Türk Metal’in eli sopalı adamları Organize Sanayi Bölgesi’nde, karakolun dibinde işçilere saldırma cesaretini nereden almaktadır?

Bu çetenin vukuatları ayyuka çıkmışken, güvenlik güçleri dün gece Organize Sanayi Bölgesi’nde neden tedbir almamıştır? Bu adamlar burada ellerini kollarını sallaya sallaya nasıl dolaşabilmiş ve ardından işçilere saldırabilmiştir?

Bu çeteyi kimler kollamaktadır?

Bursa’da işçiler ne zaman sendikal tercihlerinde özgür iradelerini kullanabilecektir?

Herhangi bir kuruma üye olmak ya da üyelikten ayrılmak Anayasal bir hak iken, her vatandaşın kullanabildiği bu hak bir tek işçiler için mi geçerli değildir?

Yoksa Bursa’da işçiler bu ülkenin vatandaşı olarak kabul görmemekte midir?

Renault’da ve birçok başka fabrikada demokratik taleplerini dile getirmeye çalışan işçileri baskı altında tutmaya kimin hakkı vardır?

Bursa’da ne zaman işçilerin Anayasal hakkı olan sendika seçme özgürlüğü geçerli olacaktır?

Yoksa Bursa’da, Bursa’nın organize sanayi bölgelerinde Anayasa ve yasalar geçerli değil midir?”

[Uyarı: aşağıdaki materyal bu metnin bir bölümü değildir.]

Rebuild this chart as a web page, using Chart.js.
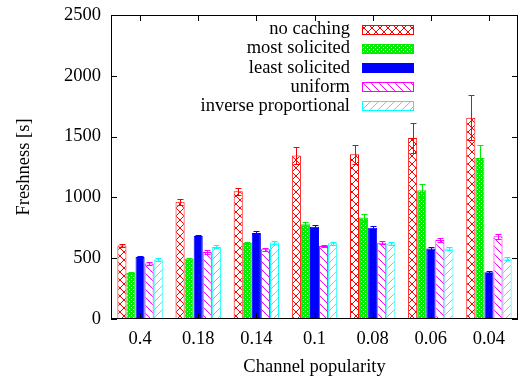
<!DOCTYPE html>
<html>
<head>
<meta charset="utf-8">
<script src="https://cdn.jsdelivr.net/npm/chart.js@4/dist/chart.umd.min.js"></script>
<style>
  html, body { margin: 0; padding: 0; background: #fff; }
  canvas { display: block; }
</style>
</head>
<body>
<canvas id="chart" width="519" height="378"></canvas>
<script>
// ---- data ----
const categories  = ['0.4', '0.18', '0.14', '0.1', '0.08', '0.06', '0.04'];
const seriesNames = ['no caching', 'most solicited', 'least solicited', 'uniform', 'inverse proportional'];

const noCaching      = [605, 965, 1050, 1345, 1355, 1488, 1655];
const mostSolicited  = [378, 495, 625, 780, 835, 1058, 1325];
const leastSolicited = [510, 682, 708, 758, 750, 580, 385];
const uniform        = [456, 552, 573, 600, 628, 650, 680];
const inverseProp    = [490, 593, 630, 622, 620, 580, 498];

const errNoCaching      = [10, 25, 30, 68, 77, 120, 185];
const errMostSolicited  = [8, 10, 10, 18, 30, 55, 105];
const errLeastSolicited = [10, 12, 12, 12, 12, 10, 8];
const errUniform        = [12, 15, 12, 12, 15, 15, 20];
const errInverseProp    = [10, 12, 10, 10, 10, 10, 10];

const yTicks = [0, 500, 1000, 1500, 2000, 2500];

const FONT = '"Liberation Serif", "DejaVu Serif", serif';
const FSIZE = 18.5;

// ---- fill patterns ----
function makePattern(kind, color) {
  const s = kind === 'dense' ? 4 : 8;
  const c = document.createElement('canvas');
  c.width = s; c.height = s;
  const g = c.getContext('2d');
  g.fillStyle = '#fff';
  g.fillRect(0, 0, s, s);
  g.strokeStyle = color;
  g.lineWidth = 1;
  function down() { for (const dx of [-s, 0, s]) { g.beginPath(); g.moveTo(dx, 0); g.lineTo(dx + s, s); g.stroke(); } }
  function up()   { for (const dx of [-s, 0, s]) { g.beginPath(); g.moveTo(dx, s); g.lineTo(dx + s, 0); g.stroke(); } }
  if (kind === 'cross') { down(); up(); }
  else if (kind === 'dense') {
    g.fillStyle = color; g.fillRect(0, 0, s, s);
    g.fillStyle = '#fff'; g.fillRect(1, 1, 1, 1); g.fillRect(3, 3, 1, 1);
  }
  else if (kind === 'down') down();
  else if (kind === 'up') up();
  return g.createPattern(c, 'repeat');
}

const colors   = ['#ff0000', '#00ee00', '#0000ff', '#ff00ff', '#00ffff'];
const fills    = [
  makePattern('cross', colors[0]),
  makePattern('dense', colors[1]),
  colors[2],
  makePattern('down', colors[3]),
  makePattern('up', colors[4])
];
const values = [noCaching, mostSolicited, leastSolicited, uniform, inverseProp];
const errors = [errNoCaching, errMostSolicited, errLeastSolicited, errUniform, errInverseProp];

const datasets = seriesNames.map((name, i) => ({
  label: name,
  data: values[i],
  errors: errors[i],
  backgroundColor: fills[i],
  borderColor: colors[i],
  borderWidth: 1,
  categoryPercentage: 0.78,
  barPercentage: 1.0
}));

// ---- plugins: frame + inward ticks, error bars, legend ----
const framePlugin = {
  id: 'frame',
  afterDraw(chart) {
    const { ctx, chartArea: a, scales } = chart;
    ctx.save();
    ctx.strokeStyle = '#000';
    ctx.lineWidth = 1;
    ctx.strokeRect(a.left + 0.5, a.top + 0.5, a.right - a.left - 1, a.bottom - a.top - 1);
    ctx.beginPath();
    scales.y.ticks.forEach((t, i) => {
      const y = Math.round(scales.y.getPixelForTick(i)) + 0.5;
      ctx.moveTo(a.left, y); ctx.lineTo(a.left + 6, y);
      ctx.moveTo(a.right, y); ctx.lineTo(a.right - 6, y);
    });
    scales.x.ticks.forEach((t, i) => {
      const x = Math.round(scales.x.getPixelForTick(i)) + 0.5;
      ctx.moveTo(x, a.bottom); ctx.lineTo(x, a.bottom - 6);
      ctx.moveTo(x, a.top); ctx.lineTo(x, a.top + 6);
    });
    ctx.stroke();
    ctx.restore();
  }
};

const errorBarPlugin = {
  id: 'errorBars',
  afterDatasetsDraw(chart) {
    const { ctx } = chart;
    const y = chart.scales.y;
    ctx.save();
    ctx.lineWidth = 1;
    chart.data.datasets.forEach((ds, di) => {
      const meta = chart.getDatasetMeta(di);
      ctx.strokeStyle = ds.borderColor;
      meta.data.forEach((bar, j) => {
        const v = ds.data[j], e = ds.errors[j];
        const x = Math.round(bar.x) + 0.5;
        const yt = Math.round(y.getPixelForValue(v + e)) + 0.5;
        const yb = Math.round(y.getPixelForValue(v - e)) + 0.5;
        ctx.beginPath();
        ctx.moveTo(x, yt); ctx.lineTo(x, yb);
        ctx.moveTo(x - 3, yt); ctx.lineTo(x + 3, yt);
        ctx.moveTo(x - 3, yb); ctx.lineTo(x + 3, yb);
        ctx.stroke();
      });
    });
    ctx.restore();
  }
};

const legendPlugin = {
  id: 'rightLegend',
  afterDraw(chart) {
    const { ctx } = chart;
    ctx.save();
    ctx.font = FSIZE + 'px ' + FONT;
    ctx.textAlign = 'right';
    ctx.textBaseline = 'middle';
    chart.data.datasets.forEach((ds, i) => {
      const cy = 29.5 + i * 19.1;
      ctx.fillStyle = '#000';
      ctx.fillText(ds.label, 350, cy);
      ctx.fillStyle = ds.backgroundColor;
      ctx.fillRect(362, Math.round(cy - 4.5), 51, 9);
      ctx.strokeStyle = ds.borderColor;
      ctx.strokeRect(362.5, Math.round(cy - 4.5) + 0.5, 51, 9);
    });
    ctx.restore();
  }
};

new Chart(document.getElementById('chart'), {
  type: 'bar',
  data: { labels: categories, datasets },
  plugins: [errorBarPlugin, framePlugin, legendPlugin],
  options: {
    responsive: false,
    animation: false,
    devicePixelRatio: 1,
    layout: { padding: { top: 15, right: 1, left: 0, bottom: 0 } },
    plugins: { legend: { display: false }, tooltip: { enabled: false } },
    scales: {
      x: {
        grid: { display: false, drawTicks: false },
        border: { display: false },
        ticks: { color: '#000', font: { family: FONT, size: FSIZE }, padding: 9 },
        title: { display: true, text: 'Channel popularity', color: '#000',
                 font: { family: FONT, size: FSIZE }, padding: { top: 0, bottom: 0 } },
        afterFit(s) { s.height = 59; s.paddingLeft = 0; s.paddingRight = 0; }
      },
      y: {
        min: 0, max: 2500,
        grid: { display: false, drawTicks: false },
        border: { display: false },
        afterBuildTicks(s) { s.ticks = yTicks.map(v => ({ value: v })); },
        ticks: { color: '#000', font: { family: FONT, size: FSIZE }, padding: 10,
                 callback: v => String(v) },
        title: { display: true, text: 'Freshness [s]', color: '#000',
                 font: { family: FONT, size: FSIZE }, padding: { top: 13, bottom: 0 } },
        afterFit(s) { s.width = 111; s.paddingTop = 0; s.paddingBottom = 0; }
      }
    }
  }
});
</script>
</body>
</html>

Türk Metal’in işçilere saldırarak ve baskı altında tutarak işçilerin ayrılmasını engellemeye çalıştığı vurgulandıktan sonra açıklama şu sözlerle son buldu:

“Ancak bu hesap tutmayacaktır.

Metal patronlarının her türlü dayatmasını işçilere şiddet uygulayarak kabul ettirmeye çalışan, işçi kanı dökmeyi sıradan bir uygulama haline getiren bu çetenin, on binlerce metal işçinin kendi iradesi, kararlılığı ve biriken öfkesi ile dağılacağı günler çok uzak değildir.”